This talk offers a deep dive into data privacy in language model (LM) applications, spotlighting the use of opaque prompts as a key strategy for safeguarding sensitive information. We explore how opaque prompts effectively sanitize user inputs by substituting sensitive data with non-identifiable placeholders, thereby preventing LMs from accessing personally identifiable information (PII). The discussion extends to the intricacies of implementing these prompts, highlighting the technical challenges in reliably masking PII and the need for customizable identification mechanisms. The talk also addresses the privacy concerns in LM training data, focusing on the challenges in anonymizing datasets and the implications for model accuracy and utility. This session aims to provide insights into advancing data protection methodologies within the realm of language models.
Zairah Mustahsan
Zairah Mustahsan is a Staff Data Scientist at You.com, an AI chatbot for search, where she leverages her expertise in statistical and machine-learning techniques to build analytics and experimentation platforms.
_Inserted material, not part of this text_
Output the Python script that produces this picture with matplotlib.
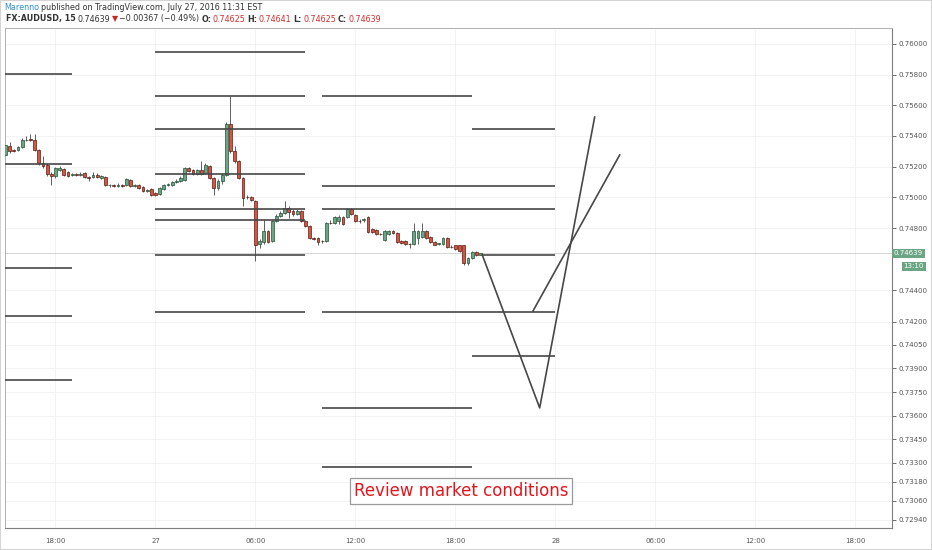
import numpy as np
import matplotlib.pyplot as plt
from matplotlib.patches import Rectangle
from matplotlib.transforms import IdentityTransform, blended_transform_factory
from matplotlib.ticker import FixedLocator, FixedFormatter, NullLocator

# AUDUSD 15 min candles, prices in 1e-5 units, first bar 15:00 on the 26th
opens = [75274, 75331, 75306, 75306, 75325, 75370, 75376, 75370, 75306, 75222,
         75209, 75151, 75138, 75177, 75183, 75164, 75145, 75151, 75145, 75158,
         75132, 75132, 75145, 75126, 75132, 75081, 75081, 75074, 75081, 75081,
         75113, 75074, 75081, 75068, 75042, 75055, 75029, 75023, 75055, 75081,
         75081, 75100, 75106, 75113, 75190, 75177, 75151, 75177, 75158, 75203,
         75126, 75061, 75106, 75145, 75479, 75299, 75235, 75126, 75004, 75004,
         74978, 74701, 74714, 74785, 74721, 74849, 74881, 74901, 74933, 74914,
         74894, 74914, 74849, 74817, 74740, 74740, 74721, 74721, 74836, 74836,
         74849, 74875, 74875, 74926, 74888, 74849, 74856, 74875, 74798, 74791,
         74766, 74727, 74766, 74785, 74772, 74721, 74721, 74701, 74701, 74740,
         74746, 74785, 74746, 74714, 74701, 74701, 74740, 74682, 74689, 74689,
         74689, 74573, 74611, 74650, 74625]
highs = [75351, 75357, 75312, 75331, 75383, 75396, 75409, 75409, 75312, 75267,
         75222, 75164, 75196, 75203, 75190, 75171, 75158, 75158, 75164, 75164,
         75138, 75164, 75158, 75145, 75138, 75087, 75087, 75093, 75087, 75126,
         75119, 75087, 75087, 75074, 75055, 75061, 75036, 75068, 75087, 75093,
         75106, 75119, 75138, 75196, 75196, 75183, 75183, 75235, 75222, 75209,
         75132, 75119, 75158, 75492, 75659, 75331, 75241, 75132, 75016, 75010,
         74984, 74734, 74856, 74791, 74856, 74894, 74914, 74978, 74946, 74926,
         74926, 74920, 74856, 74824, 74746, 74746, 74727, 74843, 74856, 74881,
         74888, 74881, 74933, 74933, 74894, 74862, 74868, 74881, 74804, 74798,
         74772, 74791, 74791, 74791, 74779, 74727, 74727, 74708, 74836, 74791,
         74836, 74791, 74753, 74721, 74708, 74746, 74746, 74689, 74695, 74695,
         74695, 74618, 74656, 74656, 74641]
lows = [75261, 75287, 75293, 75299, 75319, 75363, 75363, 75299, 75209, 75190,
        75138, 75081, 75126, 75171, 75138, 75132, 75138, 75138, 75138, 75126,
        75106, 75126, 75126, 75119, 75074, 75068, 75068, 75068, 75068, 75074,
        75068, 75068, 75055, 75036, 75036, 75010, 75010, 75016, 75049, 75074,
        75074, 75093, 75100, 75106, 75164, 75145, 75145, 75145, 75151, 75119,
        75016, 75049, 75087, 75138, 75287, 75222, 75119, 74946, 74991, 74978,
        74592, 74676, 74701, 74708, 74714, 74843, 74875, 74894, 74868, 74881,
        74888, 74843, 74811, 74734, 74727, 74689, 74708, 74714, 74830, 74830,
        74830, 74824, 74868, 74888, 74843, 74836, 74843, 74772, 74772, 74759,
        74759, 74721, 74759, 74766, 74708, 74701, 74695, 74676, 74695, 74701,
        74740, 74734, 74708, 74689, 74695, 74695, 74676, 74676, 74663, 74650,
        74566, 74566, 74605, 74624, 74625]
closes = [75338, 75299, 75299, 75325, 75370, 75372, 75370, 75306, 75222, 75203,
          75151, 75138, 75190, 75190, 75145, 75138, 75151, 75145, 75151, 75132,
          75126, 75145, 75132, 75138, 75081, 75083, 75074, 75081, 75074, 75119,
          75074, 75081, 75061, 75042, 75049, 75016, 75016, 75061, 75081, 75087,
          75100, 75106, 75126, 75190, 75171, 75151, 75177, 75151, 75209, 75126,
          75061, 75106, 75145, 75479, 75299, 75235, 75126, 74997, 75002, 74984,
          74695, 74721, 74785, 74714, 74849, 74881, 74901, 74933, 74907, 74894,
          74914, 74849, 74817, 74740, 74734, 74714, 74719, 74836, 74834, 74875,
          74875, 74830, 74926, 74894, 74849, 74847, 74858, 74779, 74779, 74766,
          74764, 74785, 74785, 74772, 74714, 74708, 74701, 74699, 74785, 74785,
          74785, 74740, 74714, 74695, 74703, 74740, 74682, 74680, 74669, 74656,
          74573, 74611, 74650, 74625, 74639]

# drawn levels: (start hour, end hour, price), hours counted from 00:00 on the 26th
levels = [
    (15.0, 19.0, 0.75803), (15.0, 19.0, 0.75217), (15.0, 19.0, 0.74544),
    (15.0, 19.0, 0.74236), (15.0, 19.0, 0.73827),
    (24.0, 33.0, 0.75948), (24.0, 33.0, 0.75659), (24.0, 33.0, 0.75444),
    (24.0, 33.0, 0.75152), (24.0, 33.0, 0.74925), (24.0, 33.0, 0.74854),
    (24.0, 33.0, 0.74630), (24.0, 33.0, 0.74261),
    (34.0, 43.0, 0.75659), (34.0, 43.0, 0.75074), (34.0, 43.0, 0.74925),
    (34.0, 43.0, 0.74261), (34.0, 43.0, 0.73649), (34.0, 43.0, 0.73275),
    (43.0, 48.0, 0.75444), (43.0, 48.0, 0.75074), (43.0, 48.0, 0.74925),
    (43.6, 48.0, 0.74630), (43.0, 48.0, 0.74261), (43.0, 48.0, 0.73980),
]
path_a_t = [43.6, 47.05, 50.35]
path_a_p = [0.74630, 0.73649, 0.75522]
path_b_t = [46.65, 51.85]
path_b_p = [0.74268, 0.75275]

ytick_vals = [0.76000, 0.75800, 0.75600, 0.75400, 0.75200, 0.75000, 0.74800,
              0.74400, 0.74200, 0.74050, 0.73900, 0.73750, 0.73600, 0.73450,
              0.73300, 0.73180, 0.73060, 0.72940]
xtick_vals = [18, 24, 30, 36, 42, 48, 54, 60, 66]
xtick_labels = ["18:00", "27", "06:00", "12:00", "18:00", "28", "06:00", "12:00", "18:00"]
last_price = 0.74639

o = np.array(opens) / 1e5
h = np.array(highs) / 1e5
l = np.array(lows) / 1e5
c = np.array(closes) / 1e5
t = 15 + 0.25 * np.arange(len(o))
up = c >= o

fig = plt.figure(figsize=(9.32, 5.5), dpi=100)
ax = fig.add_axes([5 / 932, 22 / 550, 887 / 932, 500 / 550])

ax.vlines(t, l, h, color="#5f5f5f", lw=0.7, zorder=2)
body_bot = np.minimum(o, c)
body_h = np.maximum(np.abs(c - o), 0.000005)
ax.bar(t[up], body_h[up], bottom=body_bot[up], width=0.17,
       color="#6ba583", edgecolor="#225437", lw=0.5, zorder=3)
ax.bar(t[~up], body_h[~up], bottom=body_bot[~up], width=0.17,
       color="#d75442", edgecolor="#5b1a13", lw=0.5, zorder=3)

for t0, t1, p in levels:
    ax.plot([t0, t1], [p, p], color="#474747", lw=1.2, zorder=4, solid_capstyle="butt")
ax.plot(path_a_t, path_a_p, color="#474747", lw=1.2, zorder=4)
ax.plot(path_b_t, path_b_p, color="#474747", lw=1.2, zorder=4)

ax.axhline(last_price, color="#cfcfcf", lw=0.6, zorder=1)

ax.text(42.33, 0.73123, "Review market conditions", color="#e3161c", fontsize=12,
        ha="center", va="center", zorder=5,
        bbox=dict(boxstyle="square,pad=0.25", fc="white", ec="#9a9a9a", lw=0.9))

ax.set_yscale("log")
ax.set_ylim(0.72889, 0.76105)
ax.set_xlim(14.97, 68.19)
ax.yaxis.tick_right()
ax.yaxis.set_major_locator(FixedLocator(ytick_vals))
ax.yaxis.set_major_formatter(FixedFormatter([f"{v:.5f}" for v in ytick_vals]))
ax.yaxis.set_minor_locator(NullLocator())
ax.set_xticks(xtick_vals)
ax.set_xticklabels(xtick_labels)
ax.tick_params(axis="y", labelsize=5, colors="#555555", length=3, width=0.6, pad=1.5)
ax.tick_params(axis="x", labelsize=5, colors="#555555", length=0, pad=7)
ax.grid(color="#f1f1f1", lw=0.6, zorder=0)
ax.set_axisbelow(True)
for side in ["left", "top"]:
    ax.spines[side].set_color("#b0b0b0")
    ax.spines[side].set_linewidth(0.7)
for side in ["right", "bottom"]:
    ax.spines[side].set_color("#7d7d7d")
    ax.spines[side].set_linewidth(0.8)

# price tags on the price scale
tr = blended_transform_factory(ax.transAxes, ax.transData)
ax.text(1.002, last_price, "0.74639", transform=tr, fontsize=5, color="white",
        ha="left", va="center", zorder=6,
        bbox=dict(boxstyle="square,pad=0.25", fc="#6ba583", ec="none"))
ax.text(1.013, 0.74555, "13:10", transform=tr, fontsize=5, color="white",
        ha="left", va="center", zorder=6,
        bbox=dict(boxstyle="square,pad=0.25", fc="#6ba583", ec="none"))

# header lines
renderer = fig.canvas.get_renderer()


def header_line(pieces, x, y):
    for s, col, bold in pieces:
        txt = fig.text(x, y, s, transform=IdentityTransform(), fontsize=5.8, color=col,
                       fontweight="bold" if bold else "normal", ha="left", va="center")
        x += txt.get_window_extent(renderer).width + 1.6


dark = "#333333"
red = "#d32f2f"
header_line([("Marenno", "#2f8fd0", False),
             ("published on TradingView.com, July 27, 2016 11:31 EST", dark, False)], 4, 543)
header_line([("FX:AUDUSD, 15", dark, True), ("0.74639", dark, False),
             ("\u25bc", "#c62828", False), ("\u22120.00367 (\u22120.49%)", dark, False),
             ("O:", dark, True), ("0.74625", red, False),
             ("H:", dark, True), ("0.74641", red, False),
             ("L:", dark, True), ("0.74625", red, False),
             ("C:", dark, True), ("0.74639", red, False)], 6, 531)

fig.patches.append(Rectangle((0, 0), 1, 1, transform=fig.transFigure, fill=False,
                             ec="#d4d4d4", lw=1.5))

fig.savefig("out.png", dpi=100)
Previously, Zairah was a Data Scientist at IBM Research, researching Natural Language Processing (NLP) and AI Fairness topics. Zairah obtained her M.S. in Computer Science from the University of Pennsylvania, where she researched scikit-learn model performance. Her findings have since been used as guidelines for machine learning. Zairah is a regular speaker at AI conferences such as NeurIPS, AI4, AI Hardware & Edge AI Summit, and ODSC. Zairah has published her work in top AI conferences such AAAI and has over 300 citations. Aside from work, Zairah enjoys adventure sports and poetry.